If it is possible today to treat a party in this way — a party that remains a symbol of the Republic — then tomorrow the authorities will have no trouble ‘reworking’ any party they do not approve of.

Turkey realises that the issue is not about Özel, but rather that he has shown resolve and has not backed down from the idea of putting forward Istanbul Mayor Ekrem İmamoğlu as a presidential candidate in 2028. 

The authorities have already attempted to demonstrate the full extent of the state’s power, instead of resorting to the backroom deals that Özel refused to accept: İmamoğlu was unexpectedly thrown in prison, and over the past eighteen months, the authorities have removed some fifty elected representatives of the Republican People’s Party from their mayoral posts. A small number ‘voluntarily’ left the CHP and joined the Justice and Development Party (AKP). This was the move taken by party members who had endured decades in opposition. However, even after this, Özgür did not waver; instead, he was energised and became one of Turkey’s most popular politicians, drawing hundreds of thousands of Turks to rallies every week.

And the standard statistics on achievements speak for themselves. In his 13 years at the helm of the party, Kılıçdaroğlu has lost 13 parliamentary, presidential, local election campaigns and referendums. In the two and a half years under Özel’s leadership, the party managed to run just one campaign and emerged victorious straight away, restoring the CHP to the top spot with a 38% result – a figure Atatürk’s political force had not seen since 1977.

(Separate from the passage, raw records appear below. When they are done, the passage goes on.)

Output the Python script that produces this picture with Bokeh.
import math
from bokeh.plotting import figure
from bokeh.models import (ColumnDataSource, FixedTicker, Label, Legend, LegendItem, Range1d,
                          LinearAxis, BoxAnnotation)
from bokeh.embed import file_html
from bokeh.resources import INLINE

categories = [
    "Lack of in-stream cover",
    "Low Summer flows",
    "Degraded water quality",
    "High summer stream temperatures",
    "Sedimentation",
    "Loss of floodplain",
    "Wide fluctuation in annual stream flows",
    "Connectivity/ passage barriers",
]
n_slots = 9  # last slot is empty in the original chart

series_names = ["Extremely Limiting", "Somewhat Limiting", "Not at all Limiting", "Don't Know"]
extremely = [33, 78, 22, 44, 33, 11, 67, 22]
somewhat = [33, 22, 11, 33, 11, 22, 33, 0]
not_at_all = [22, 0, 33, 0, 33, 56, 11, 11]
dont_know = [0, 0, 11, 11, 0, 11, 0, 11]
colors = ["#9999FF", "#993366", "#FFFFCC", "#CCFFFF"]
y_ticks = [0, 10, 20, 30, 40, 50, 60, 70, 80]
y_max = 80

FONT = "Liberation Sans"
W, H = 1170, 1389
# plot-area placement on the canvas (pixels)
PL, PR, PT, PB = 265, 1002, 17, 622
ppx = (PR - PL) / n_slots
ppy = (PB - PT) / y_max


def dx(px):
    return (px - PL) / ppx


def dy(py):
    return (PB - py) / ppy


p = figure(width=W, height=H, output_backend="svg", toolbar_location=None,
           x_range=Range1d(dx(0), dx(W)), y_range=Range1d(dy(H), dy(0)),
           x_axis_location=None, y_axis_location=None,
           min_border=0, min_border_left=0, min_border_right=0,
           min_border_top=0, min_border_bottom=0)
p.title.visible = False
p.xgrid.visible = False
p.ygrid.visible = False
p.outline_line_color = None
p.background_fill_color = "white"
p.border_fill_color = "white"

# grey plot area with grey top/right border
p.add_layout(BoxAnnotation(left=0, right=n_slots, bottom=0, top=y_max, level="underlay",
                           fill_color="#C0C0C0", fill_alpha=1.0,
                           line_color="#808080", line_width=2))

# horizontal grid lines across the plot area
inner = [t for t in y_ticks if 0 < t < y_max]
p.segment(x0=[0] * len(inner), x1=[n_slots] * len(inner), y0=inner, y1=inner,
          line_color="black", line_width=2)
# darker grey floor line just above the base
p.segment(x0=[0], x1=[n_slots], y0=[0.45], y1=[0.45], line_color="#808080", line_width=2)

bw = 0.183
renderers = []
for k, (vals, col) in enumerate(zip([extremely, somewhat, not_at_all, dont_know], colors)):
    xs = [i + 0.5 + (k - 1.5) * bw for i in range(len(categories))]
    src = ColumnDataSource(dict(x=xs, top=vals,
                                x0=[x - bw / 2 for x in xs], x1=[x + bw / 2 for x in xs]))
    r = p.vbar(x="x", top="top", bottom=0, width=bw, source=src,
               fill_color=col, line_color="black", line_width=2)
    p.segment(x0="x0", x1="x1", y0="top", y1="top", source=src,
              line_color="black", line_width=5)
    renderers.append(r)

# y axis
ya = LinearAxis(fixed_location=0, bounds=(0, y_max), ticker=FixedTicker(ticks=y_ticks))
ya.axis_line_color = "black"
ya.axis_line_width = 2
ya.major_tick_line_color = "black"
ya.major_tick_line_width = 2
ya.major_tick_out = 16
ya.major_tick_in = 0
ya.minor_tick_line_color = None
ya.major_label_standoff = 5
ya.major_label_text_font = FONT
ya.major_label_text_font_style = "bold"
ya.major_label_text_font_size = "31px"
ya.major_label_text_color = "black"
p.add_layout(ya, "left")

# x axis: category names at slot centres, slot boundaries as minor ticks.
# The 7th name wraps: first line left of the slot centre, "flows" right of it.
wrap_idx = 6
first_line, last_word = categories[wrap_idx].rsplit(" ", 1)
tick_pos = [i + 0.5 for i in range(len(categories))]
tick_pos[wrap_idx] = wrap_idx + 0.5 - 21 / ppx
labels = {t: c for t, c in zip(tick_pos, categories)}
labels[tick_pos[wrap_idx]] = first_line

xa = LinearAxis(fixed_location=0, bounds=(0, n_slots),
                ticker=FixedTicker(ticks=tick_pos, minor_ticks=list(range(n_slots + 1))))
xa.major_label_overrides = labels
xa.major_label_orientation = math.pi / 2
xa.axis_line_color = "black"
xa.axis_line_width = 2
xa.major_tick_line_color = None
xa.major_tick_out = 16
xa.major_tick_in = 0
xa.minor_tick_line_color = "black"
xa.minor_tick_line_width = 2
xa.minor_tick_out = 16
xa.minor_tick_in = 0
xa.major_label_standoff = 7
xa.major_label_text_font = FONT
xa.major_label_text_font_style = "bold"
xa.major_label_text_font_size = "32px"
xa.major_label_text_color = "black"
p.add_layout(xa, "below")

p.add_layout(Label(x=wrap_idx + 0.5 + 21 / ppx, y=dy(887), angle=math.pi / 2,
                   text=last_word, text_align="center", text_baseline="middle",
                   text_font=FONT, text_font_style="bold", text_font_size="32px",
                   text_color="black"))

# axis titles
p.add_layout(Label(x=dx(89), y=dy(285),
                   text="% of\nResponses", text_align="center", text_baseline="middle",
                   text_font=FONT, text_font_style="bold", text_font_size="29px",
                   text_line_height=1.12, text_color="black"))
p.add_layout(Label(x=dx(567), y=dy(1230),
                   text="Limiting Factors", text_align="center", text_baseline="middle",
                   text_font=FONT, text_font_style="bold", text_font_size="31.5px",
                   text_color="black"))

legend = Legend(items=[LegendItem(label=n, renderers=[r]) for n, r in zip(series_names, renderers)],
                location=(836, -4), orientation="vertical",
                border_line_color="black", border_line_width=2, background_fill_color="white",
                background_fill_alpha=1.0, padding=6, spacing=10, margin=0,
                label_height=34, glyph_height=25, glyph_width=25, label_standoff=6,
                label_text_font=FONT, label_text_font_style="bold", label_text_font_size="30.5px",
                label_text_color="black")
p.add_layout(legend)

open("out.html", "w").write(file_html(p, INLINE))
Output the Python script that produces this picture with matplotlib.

Explanatory note: The title of this text uses literal translations of the names Kemal Kılıçdaroğlu and Özgür Özel. Kemal, derived from the Arabic ‘Kamal’, means perfection or maturity; however, with a slight alteration, this word means camel (Gamal, Jamal), as in most languages, the letters G and K are often interchangeable. Özgür is a very common Turkish word meaning freedom and independence.